WORK REQUIRED — Give a verbatim copy of the lines below, minus the pictures.

RECORDS PROVIDED —
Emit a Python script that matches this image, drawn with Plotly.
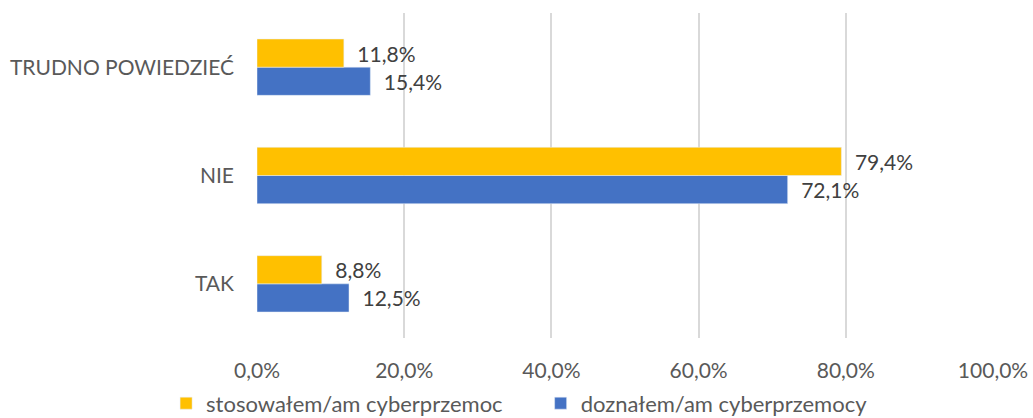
import plotly.graph_objects as go

categories = ["TAK", "NIE", "TRUDNO POWIEDZIEĆ"]
stosowalem = [8.8, 79.4, 11.8]
doznalem = [12.5, 72.1, 15.4]
tick_values = [0, 20, 40, 60, 80, 100]
tick_labels = ["0,0%", "20,0%", "40,0%", "60,0%", "80,0%", "100,0%"]

FONT = "Lato, Carlito, Calibri, sans-serif"
LABEL = "\u2002%{x:.1f}%"

fig = go.Figure()
# Blue trace first so that it sits below the yellow one within each group
fig.add_trace(go.Bar(
    y=categories, x=doznalem, orientation="h",
    name="doznałem/am cyberprzemocy",
    marker=dict(color="#4472C4"),
    text=doznalem, texttemplate=LABEL, textposition="outside",
    textfont=dict(size=21, color="#404040", family=FONT),
    cliponaxis=False, legendrank=2,
))
fig.add_trace(go.Bar(
    y=categories, x=stosowalem, orientation="h",
    name="stosowałem/am cyberprzemoc\u2003\u2003",
    marker=dict(color="#FFC000"),
    text=stosowalem, texttemplate=LABEL, textposition="outside",
    textfont=dict(size=21, color="#404040", family=FONT),
    cliponaxis=False, legendrank=1,
))

fig.update_layout(
    width=1033, height=418,
    margin=dict(l=257, r=40, t=13, b=80, autoexpand=False),
    paper_bgcolor="white", plot_bgcolor="white",
    barmode="group", bargap=0.48, bargroupgap=0,
    separators=",.",
    font=dict(family=FONT, size=21, color="#595959"),
    showlegend=True,
    legend=dict(
        orientation="h", xref="container", x=0.503, xanchor="center",
        yref="container", y=0.035, yanchor="middle",
        font=dict(size=22, color="#595959"),
        itemwidth=30, tracegroupgap=0,
    ),
    xaxis=dict(
        range=[0, 100], tickvals=tick_values, ticktext=tick_labels,
        showgrid=True, gridcolor="#D9D9D9", gridwidth=2,
        zeroline=False, showline=False, ticks="", ticklabelstandoff=18,
        automargin=False,
    ),
    yaxis=dict(
        range=[-0.5, 2.5], showgrid=False, zeroline=False, showline=False,
        ticks="", ticklabelstandoff=22, automargin=False,
    ),
)

fig.write_html("out.html")
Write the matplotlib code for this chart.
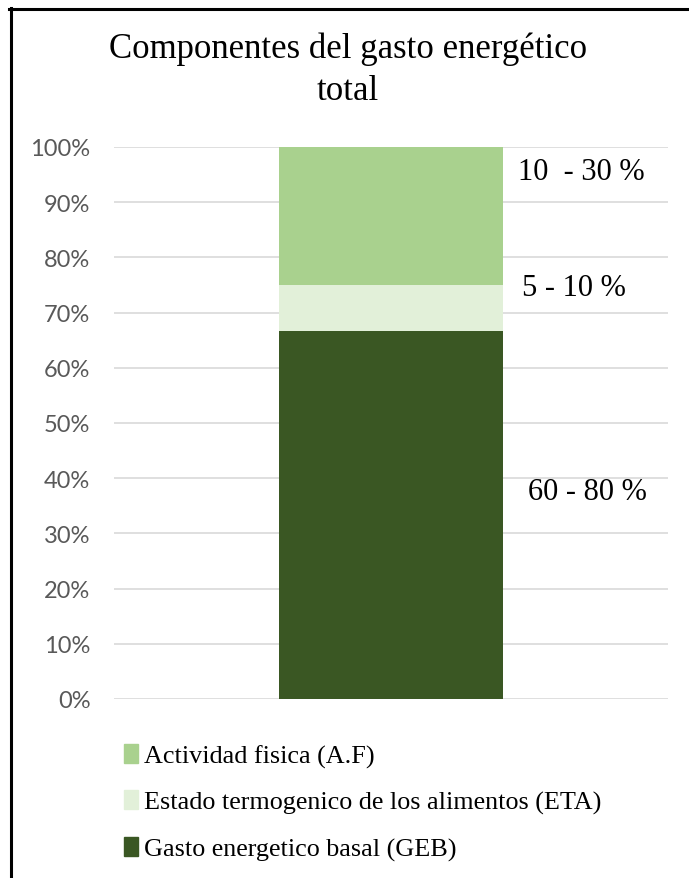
import matplotlib.pyplot as plt
from matplotlib.lines import Line2D
from matplotlib.patches import Patch
from matplotlib.ticker import PercentFormatter

# datos (valores máximos de cada componente; el gráfico es 100% apilado)
componentes = ['Gasto energetico basal (GEB)',
               'Estado termogenico de los alimentos (ETA)',
               'Actividad fisica (A.F)']
valores = [80, 10, 30]
colores = ['#3A5723', '#E2F0D9', '#A9D18E']
rangos = ['60 - 80 %', '5 - 10 %', '10  - 30 %']
rangos_x = [0.247, 0.236, 0.229]   # posición horizontal de cada texto
rangos_y = [37.5, 74.6, 95.5]      # posición vertical de cada texto (%)
ticks = [0, 10, 20, 30, 40, 50, 60, 70, 80, 90, 100]

total = sum(valores)
porcentajes = [v / total * 100 for v in valores]

fig = plt.figure(figsize=(6.89, 8.79), dpi=100)
ax = fig.add_axes([114 / 689, 179 / 879, 554 / 689, 552 / 879])

base = 0
for nombre, p, c in zip(componentes, porcentajes, colores):
    ax.bar(0, p, width=0.404, bottom=base, color=c, zorder=3)
    base += p

for texto, x, y in zip(rangos, rangos_x, rangos_y):
    ax.text(x, y, texto, ha='left', va='center', fontsize=22,
            family='Liberation Serif', color='black')

ax.set_xlim(-0.5, 0.5)
ax.set_ylim(0, 100)
ax.set_yticks(ticks)
ax.yaxis.set_major_formatter(PercentFormatter(decimals=0))
ax.set_xticks([])
ax.grid(axis='y', color='#D9D9D9', linewidth=1.2, zorder=0)
ax.tick_params(axis='y', length=0, pad=17, labelsize=17, labelcolor='#595959')
for lab in ax.get_yticklabels():
    lab.set_family('Lato')
for s in ax.spines.values():
    s.set_visible(False)

fig.text(0.505, 1 - 33 / 879, 'Componentes del gasto energético\ntotal',
         ha='center', va='top', fontsize=25, family='Liberation Serif',
         linespacing=1.35)

# leyenda en orden inverso al apilado
handles = [Patch(color=c) for c in colores[::-1]]
fig.legend(handles, componentes[::-1], loc='upper left',
           bbox_to_anchor=(100 / 689, 1 - 721 / 879), frameon=False,
           prop={'family': 'Liberation Serif', 'size': 18.8},
           handlelength=0.55, handleheight=0.75, handletextpad=0.25,
           labelspacing=0.86)

# marco (solo arriba e izquierda)
fig.add_artist(Line2D([11 / 689, 11 / 689], [0, 1 - 9 / 879],
                      transform=fig.transFigure, color='black', linewidth=2.2))
fig.add_artist(Line2D([9 / 689, 1], [1 - 10 / 879, 1 - 10 / 879],
                      transform=fig.transFigure, color='black', linewidth=2.2))

fig.savefig('out.png', dpi=100)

THE REPLY —
Emit a Python script that matches this image, drawn with Plotly.
import plotly.graph_objects as go

categories = ["TAK", "NIE", "TRUDNO POWIEDZIEĆ"]
stosowalem = [8.8, 79.4, 11.8]
doznalem = [12.5, 72.1, 15.4]
tick_values = [0, 20, 40, 60, 80, 100]
tick_labels = ["0,0%", "20,0%", "40,0%", "60,0%", "80,0%", "100,0%"]

FONT = "Lato, Carlito, Calibri, sans-serif"
LABEL = "\u2002%{x:.1f}%"

fig = go.Figure()
# Blue trace first so that it sits below the yellow one within each group
fig.add_trace(go.Bar(
    y=categories, x=doznalem, orientation="h",
    name="doznałem/am cyberprzemocy",
    marker=dict(color="#4472C4"),
    text=doznalem, texttemplate=LABEL, textposition="outside",
    textfont=dict(size=21, color="#404040", family=FONT),
    cliponaxis=False, legendrank=2,
))
fig.add_trace(go.Bar(
    y=categories, x=stosowalem, orientation="h",
    name="stosowałem/am cyberprzemoc\u2003\u2003",
    marker=dict(color="#FFC000"),
    text=stosowalem, texttemplate=LABEL, textposition="outside",
    textfont=dict(size=21, color="#404040", family=FONT),
    cliponaxis=False, legendrank=1,
))

fig.update_layout(
    width=1033, height=418,
    margin=dict(l=257, r=40, t=13, b=80, autoexpand=False),
    paper_bgcolor="white", plot_bgcolor="white",
    barmode="group", bargap=0.48, bargroupgap=0,
    separators=",.",
    font=dict(family=FONT, size=21, color="#595959"),
    showlegend=True,
    legend=dict(
        orientation="h", xref="container", x=0.503, xanchor="center",
        yref="container", y=0.035, yanchor="middle",
        font=dict(size=22, color="#595959"),
        itemwidth=30, tracegroupgap=0,
    ),
    xaxis=dict(
        range=[0, 100], tickvals=tick_values, ticktext=tick_labels,
        showgrid=True, gridcolor="#D9D9D9", gridwidth=2,
        zeroline=False, showline=False, ticks="", ticklabelstandoff=18,
        automargin=False,
    ),
    yaxis=dict(
        range=[-0.5, 2.5], showgrid=False, zeroline=False, showline=False,
        ticks="", ticklabelstandoff=22, automargin=False,
    ),
)

fig.write_html("out.html")
Write the matplotlib code for this chart.
import matplotlib.pyplot as plt
from matplotlib.lines import Line2D
from matplotlib.patches import Patch
from matplotlib.ticker import PercentFormatter

# datos (valores máximos de cada componente; el gráfico es 100% apilado)
componentes = ['Gasto energetico basal (GEB)',
               'Estado termogenico de los alimentos (ETA)',
               'Actividad fisica (A.F)']
valores = [80, 10, 30]
colores = ['#3A5723', '#E2F0D9', '#A9D18E']
rangos = ['60 - 80 %', '5 - 10 %', '10  - 30 %']
rangos_x = [0.247, 0.236, 0.229]   # posición horizontal de cada texto
rangos_y = [37.5, 74.6, 95.5]      # posición vertical de cada texto (%)
ticks = [0, 10, 20, 30, 40, 50, 60, 70, 80, 90, 100]

total = sum(valores)
porcentajes = [v / total * 100 for v in valores]

fig = plt.figure(figsize=(6.89, 8.79), dpi=100)
ax = fig.add_axes([114 / 689, 179 / 879, 554 / 689, 552 / 879])

base = 0
for nombre, p, c in zip(componentes, porcentajes, colores):
    ax.bar(0, p, width=0.404, bottom=base, color=c, zorder=3)
    base += p

for texto, x, y in zip(rangos, rangos_x, rangos_y):
    ax.text(x, y, texto, ha='left', va='center', fontsize=22,
            family='Liberation Serif', color='black')

ax.set_xlim(-0.5, 0.5)
ax.set_ylim(0, 100)
ax.set_yticks(ticks)
ax.yaxis.set_major_formatter(PercentFormatter(decimals=0))
ax.set_xticks([])
ax.grid(axis='y', color='#D9D9D9', linewidth=1.2, zorder=0)
ax.tick_params(axis='y', length=0, pad=17, labelsize=17, labelcolor='#595959')
for lab in ax.get_yticklabels():
    lab.set_family('Lato')
for s in ax.spines.values():
    s.set_visible(False)

fig.text(0.505, 1 - 33 / 879, 'Componentes del gasto energético\ntotal',
         ha='center', va='top', fontsize=25, family='Liberation Serif',
         linespacing=1.35)

# leyenda en orden inverso al apilado
handles = [Patch(color=c) for c in colores[::-1]]
fig.legend(handles, componentes[::-1], loc='upper left',
           bbox_to_anchor=(100 / 689, 1 - 721 / 879), frameon=False,
           prop={'family': 'Liberation Serif', 'size': 18.8},
           handlelength=0.55, handleheight=0.75, handletextpad=0.25,
           labelspacing=0.86)

# marco (solo arriba e izquierda)
fig.add_artist(Line2D([11 / 689, 11 / 689], [0, 1 - 9 / 879],
                      transform=fig.transFigure, color='black', linewidth=2.2))
fig.add_artist(Line2D([9 / 689, 1], [1 - 10 / 879, 1 - 10 / 879],
                      transform=fig.transFigure, color='black', linewidth=2.2))

fig.savefig('out.png', dpi=100)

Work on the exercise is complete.